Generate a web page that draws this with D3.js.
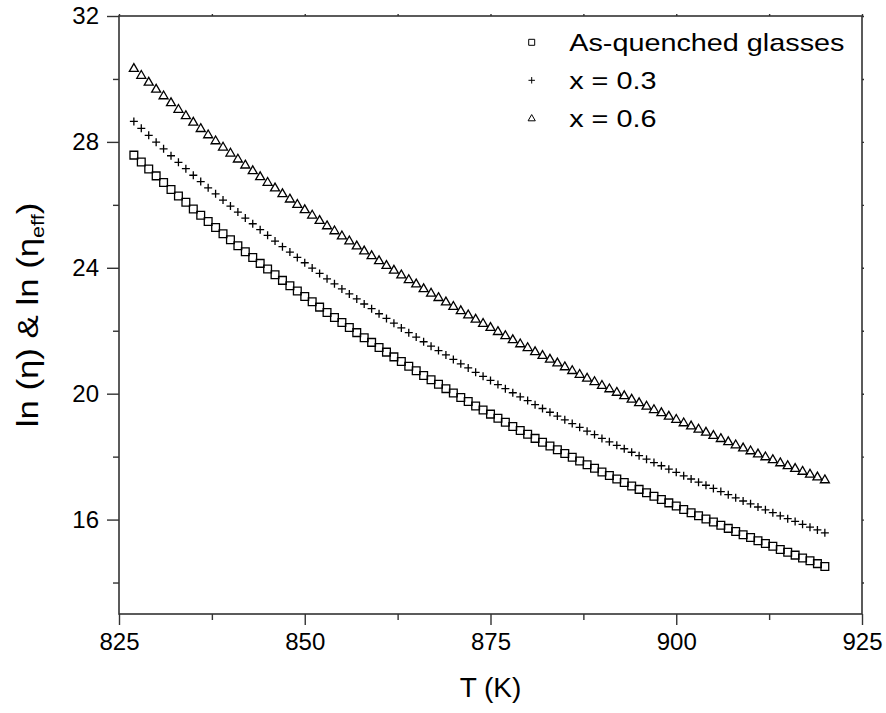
<!DOCTYPE html>
<html>
<head>
<meta charset="utf-8">
<script src="https://cdn.jsdelivr.net/npm/d3@7"></script>
<style>
  html, body { margin: 0; padding: 0; background: #fff; }
  svg { display: block; font-family: "Liberation Sans", Arial, Helvetica, sans-serif; }
</style>
</head>
<body>
<svg id="chart" width="886" height="713"></svg>
<script>
// Temperature (K) of each measured point
const temperatures = [
  827, 828, 829, 830, 831, 832, 833, 834, 835, 836,
  837, 838, 839, 840, 841, 842, 843, 844, 845, 846,
  847, 848, 849, 850, 851, 852, 853, 854, 855, 856,
  857, 858, 859, 860, 861, 862, 863, 864, 865, 866,
  867, 868, 869, 870, 871, 872, 873, 874, 875, 876,
  877, 878, 879, 880, 881, 882, 883, 884, 885, 886,
  887, 888, 889, 890, 891, 892, 893, 894, 895, 896,
  897, 898, 899, 900, 901, 902, 903, 904, 905, 906,
  907, 908, 909, 910, 911, 912, 913, 914, 915, 916,
  917, 918, 919, 920
];

// ln(eta) of the as-quenched glasses
const asQuenched = [
  27.58, 27.36, 27.14, 26.92, 26.71, 26.49, 26.28, 26.08, 25.87, 25.67,
  25.47, 25.28, 25.08, 24.89, 24.70, 24.51, 24.33, 24.14, 23.96, 23.78,
  23.60, 23.43, 23.26, 23.09, 22.92, 22.75, 22.58, 22.42, 22.26, 22.10,
  21.94, 21.78, 21.63, 21.47, 21.32, 21.17, 21.02, 20.87, 20.73, 20.58,
  20.44, 20.30, 20.16, 20.02, 19.88, 19.75, 19.61, 19.48, 19.35, 19.22,
  19.09, 18.96, 18.83, 18.71, 18.58, 18.46, 18.34, 18.22, 18.10, 17.98,
  17.86, 17.74, 17.63, 17.51, 17.40, 17.29, 17.18, 17.07, 16.96, 16.85,
  16.74, 16.64, 16.53, 16.43, 16.32, 16.22, 16.12, 16.02, 15.92, 15.82,
  15.72, 15.62, 15.52, 15.43, 15.33, 15.24, 15.15, 15.05, 14.96, 14.87,
  14.78, 14.69, 14.60, 14.51
];

// ln(eta_eff) for x = 0.3
const x03 = [
  28.65, 28.43, 28.21, 27.99, 27.78, 27.56, 27.35, 27.15, 26.94, 26.74,
  26.54, 26.35, 26.15, 25.96, 25.77, 25.58, 25.40, 25.21, 25.03, 24.85,
  24.67, 24.50, 24.33, 24.16, 23.99, 23.82, 23.65, 23.49, 23.33, 23.17,
  23.01, 22.85, 22.70, 22.54, 22.39, 22.24, 22.09, 21.94, 21.80, 21.65,
  21.51, 21.37, 21.23, 21.09, 20.95, 20.82, 20.68, 20.55, 20.42, 20.29,
  20.16, 20.03, 19.90, 19.78, 19.65, 19.53, 19.41, 19.29, 19.17, 19.05,
  18.93, 18.81, 18.70, 18.58, 18.47, 18.36, 18.25, 18.14, 18.03, 17.92,
  17.81, 17.71, 17.60, 17.50, 17.39, 17.29, 17.19, 17.09, 16.99, 16.89,
  16.79, 16.69, 16.59, 16.50, 16.40, 16.31, 16.22, 16.12, 16.03, 15.94,
  15.85, 15.76, 15.67, 15.58
];

// ln(eta_eff) for x = 0.6
const x06 = [
  30.34, 30.12, 29.90, 29.68, 29.47, 29.25, 29.04, 28.84, 28.63, 28.43,
  28.23, 28.04, 27.84, 27.65, 27.46, 27.27, 27.09, 26.90, 26.72, 26.54,
  26.36, 26.19, 26.02, 25.85, 25.68, 25.51, 25.34, 25.18, 25.02, 24.86,
  24.70, 24.54, 24.39, 24.23, 24.08, 23.93, 23.78, 23.63, 23.49, 23.34,
  23.20, 23.06, 22.92, 22.78, 22.64, 22.51, 22.37, 22.24, 22.11, 21.98,
  21.85, 21.72, 21.59, 21.47, 21.34, 21.22, 21.10, 20.98, 20.86, 20.74,
  20.62, 20.50, 20.39, 20.27, 20.16, 20.05, 19.94, 19.83, 19.72, 19.61,
  19.50, 19.40, 19.29, 19.19, 19.08, 18.98, 18.88, 18.78, 18.68, 18.58,
  18.48, 18.38, 18.28, 18.19, 18.09, 18.00, 17.91, 17.81, 17.72, 17.63,
  17.54, 17.45, 17.36, 17.27
];

const seriesNames = ["As-quenched glasses", "x = 0.3", "x = 0.6"];

const xMajorTicks = [825, 850, 875, 900, 925];
const xMinorTicks = [837.5, 862.5, 887.5, 912.5];
const yMajorTicks = [16, 20, 24, 28, 32];
const yMinorTicks = [14, 18, 22, 26, 30];

// ---- layout ----
const W = 886, H = 713;
const margin = { top: 16, right: 24, bottom: 99, left: 119 };
const iw = W - margin.left - margin.right;
const ih = H - margin.top - margin.bottom;

const svg = d3.select("#chart");
const g = svg.append("g").attr("transform", `translate(${margin.left},${margin.top})`);

const x = d3.scaleLinear().domain([825, 925]).range([0, iw]);
const y = d3.scaleLinear().domain([13, 32]).range([ih, 0]);

// ---- marker shapes ----
const squareType = {
  draw(ctx, size) {
    const h = Math.sqrt(size) / 2;
    ctx.moveTo(-h, -h); ctx.lineTo(h, -h); ctx.lineTo(h, h); ctx.lineTo(-h, h); ctx.closePath();
  }
};
const plusType = {
  draw(ctx, size) {
    const h = Math.sqrt(size) / 2;
    ctx.moveTo(-h, 0); ctx.lineTo(h, 0);
    ctx.moveTo(0, -h); ctx.lineTo(0, h);
  }
};
const triangleType = {
  draw(ctx, size) {
    const s = Math.sqrt(size);       // side length
    const th = s * Math.sqrt(3) / 2; // height
    ctx.moveTo(0, -th * 0.6); ctx.lineTo(s / 2, th * 0.4); ctx.lineTo(-s / 2, th * 0.4); ctx.closePath();
  }
};

const series = [
  { name: seriesNames[0], values: asQuenched, type: squareType,   size: 60, legendSize: 36 },
  { name: seriesNames[1], values: x03,        type: plusType,     size: 64, legendSize: 42 },
  { name: seriesNames[2], values: x06,        type: triangleType, size: 81, legendSize: 52 }
];

// ---- axes ----
const axisColor = "#333";
const tickFont = "24px";

function styleAxis(sel) {
  sel.select(".domain").remove();
  sel.selectAll("line").attr("stroke", axisColor).attr("stroke-width", 1.4);
  sel.selectAll("text").attr("fill", "#000").style("font-size", tickFont)
     .style("font-family", "'Liberation Sans', Arial, sans-serif");
}

// bottom
g.append("g").attr("transform", `translate(0,${ih})`)
  .call(d3.axisBottom(x).tickValues(xMajorTicks).tickSize(11).tickPadding(8).tickFormat(d3.format("d")))
  .call(styleAxis);
g.append("g").attr("transform", `translate(0,${ih})`)
  .call(d3.axisBottom(x).tickValues(xMinorTicks).tickSize(6).tickFormat(""))
  .call(styleAxis);

// left
g.append("g")
  .call(d3.axisLeft(y).tickValues(yMajorTicks).tickSize(12).tickPadding(8).tickFormat(d3.format("d")))
  .call(styleAxis);
g.append("g")
  .call(d3.axisLeft(y).tickValues(yMinorTicks).tickSize(6).tickFormat(""))
  .call(styleAxis);

// top and right: small tick marks only
g.append("g")
  .call(d3.axisTop(x).tickValues(xMajorTicks.concat(xMinorTicks)).tickSize(2).tickFormat(""))
  .call(styleAxis);
g.append("g").attr("transform", `translate(${iw},0)`)
  .call(d3.axisRight(y).tickValues(yMajorTicks.concat(yMinorTicks)).tickSize(2).tickFormat(""))
  .call(styleAxis);

// frame
g.append("rect")
  .attr("x", 0).attr("y", 0).attr("width", iw).attr("height", ih)
  .attr("fill", "none").attr("stroke", axisColor).attr("stroke-width", 1.6);

// ---- data markers ----
series.forEach(s => {
  const sym = d3.symbol().type(s.type).size(s.size);
  g.append("g")
    .selectAll("path")
    .data(temperatures.map((t, i) => [t, s.values[i]]))
    .join("path")
    .attr("transform", d => `translate(${x(d[0])},${y(d[1])})`)
    .attr("d", sym)
    .attr("fill", "none")
    .attr("stroke", "#000")
    .attr("stroke-width", 1.3);
});

// ---- axis titles ----
svg.append("text")
  .attr("x", margin.left + iw / 2)
  .attr("y", 697)
  .attr("text-anchor", "middle")
  .style("font-size", "28px")
  .text("T (K)");

const yTitle = svg.append("text")
  .attr("transform", `translate(38,${margin.top + ih / 2}) rotate(-90) scale(1.2,1)`)
  .attr("text-anchor", "middle")
  .style("font-size", "29px");
yTitle.append("tspan").text("ln (η) & ln (η");
yTitle.append("tspan").attr("dy", 6).style("font-size", "18px").text("eff");
yTitle.append("tspan").attr("dy", -6).text(")");

// ---- legend ----
const legend = svg.append("g").attr("transform", "translate(531.7,42.3)");
series.forEach((s, i) => {
  const row = legend.append("g").attr("transform", `translate(0,${i * 38})`);
  row.append("path")
    .attr("d", d3.symbol().type(s.type).size(s.legendSize))
    .attr("fill", "none").attr("stroke", "#000").attr("stroke-width", 1);
  row.append("text")
    .attr("transform", "translate(37.5,8.5) scale(1.2,1)")
    .style("font-size", "24px")
    .text(s.name);
});
</script>
</body>
</html>
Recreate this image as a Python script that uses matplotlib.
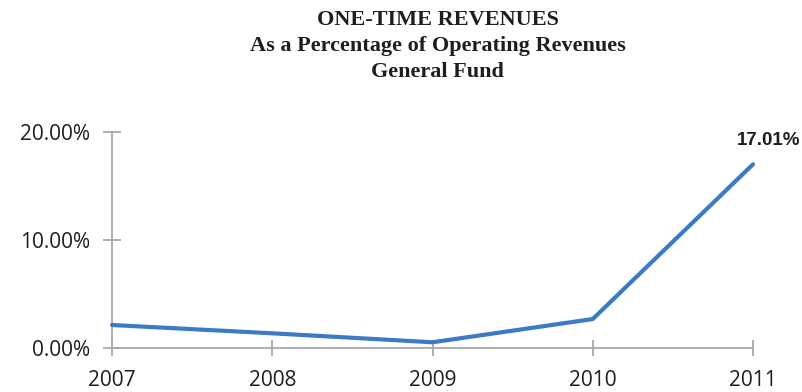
import matplotlib
matplotlib.use('Agg')
import matplotlib.pyplot as plt
from matplotlib.ticker import FuncFormatter

# One-time revenues as share of operating revenues, general fund
years = [2007, 2008, 2009, 2010, 2011]
pct = [0.0213, 0.0136, 0.0053, 0.0268, 0.1701]
ytick_vals = [0.0, 0.10, 0.20]

LINE_BLUE = '#3B7BC6'
AXIS_GREY = '#A8A8A8'
TEXT = '#1E1E1E'

fig = plt.figure(figsize=(8.03, 3.92), dpi=100, facecolor='white')
ax = fig.add_axes([112 / 803, 44 / 392, 641 / 803, 216 / 392])

ax.plot(years, pct, color=LINE_BLUE, linewidth=3.0, solid_capstyle='round',
        solid_joinstyle='round', clip_on=False, zorder=3)

# value label on the last point
ax.annotate(f'{pct[-1] * 100:.2f}%', xy=(years[-1], pct[-1]),
            xytext=(11, 11), textcoords='offset points', ha='center', va='bottom',
            fontsize=13.5, fontweight='bold', color=TEXT, family='Liberation Sans')

ax.set_xlim(years[0], years[-1])
ax.set_ylim(ytick_vals[0], ytick_vals[-1])
ax.set_xticks(years)
ax.set_xticklabels([str(y) for y in years])
ax.set_yticks(ytick_vals)
ax.yaxis.set_major_formatter(FuncFormatter(lambda v, p: f'{v * 100:.2f}%'))

for side in ('top', 'right'):
    ax.spines[side].set_visible(False)
for side in ('left', 'bottom'):
    ax.spines[side].set_color(AXIS_GREY)
    ax.spines[side].set_linewidth(1.3)

ax.tick_params(axis='both', direction='inout', color=AXIS_GREY, width=1.3,
               labelsize=15, labelcolor=TEXT)
ax.tick_params(axis='y', length=13, pad=9)
ax.tick_params(axis='x', length=11, pad=10)
for lab in ax.get_xticklabels() + ax.get_yticklabels():
    lab.set_family('Open Sans')

fig.text(0.545, 0.975, 'ONE-TIME REVENUES\nAs a Percentage of Operating Revenues\nGeneral Fund',
         ha='center', va='top', fontsize=16, fontweight='bold', color=TEXT,
         family='Liberation Serif', linespacing=1.4)

fig.savefig('out.png', dpi=100, facecolor='white')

::::::

▸ **Given request**:
Determine the number of lines in the records that include the string "script", and respond with that number only.

▸ **Result for this exercise**:
4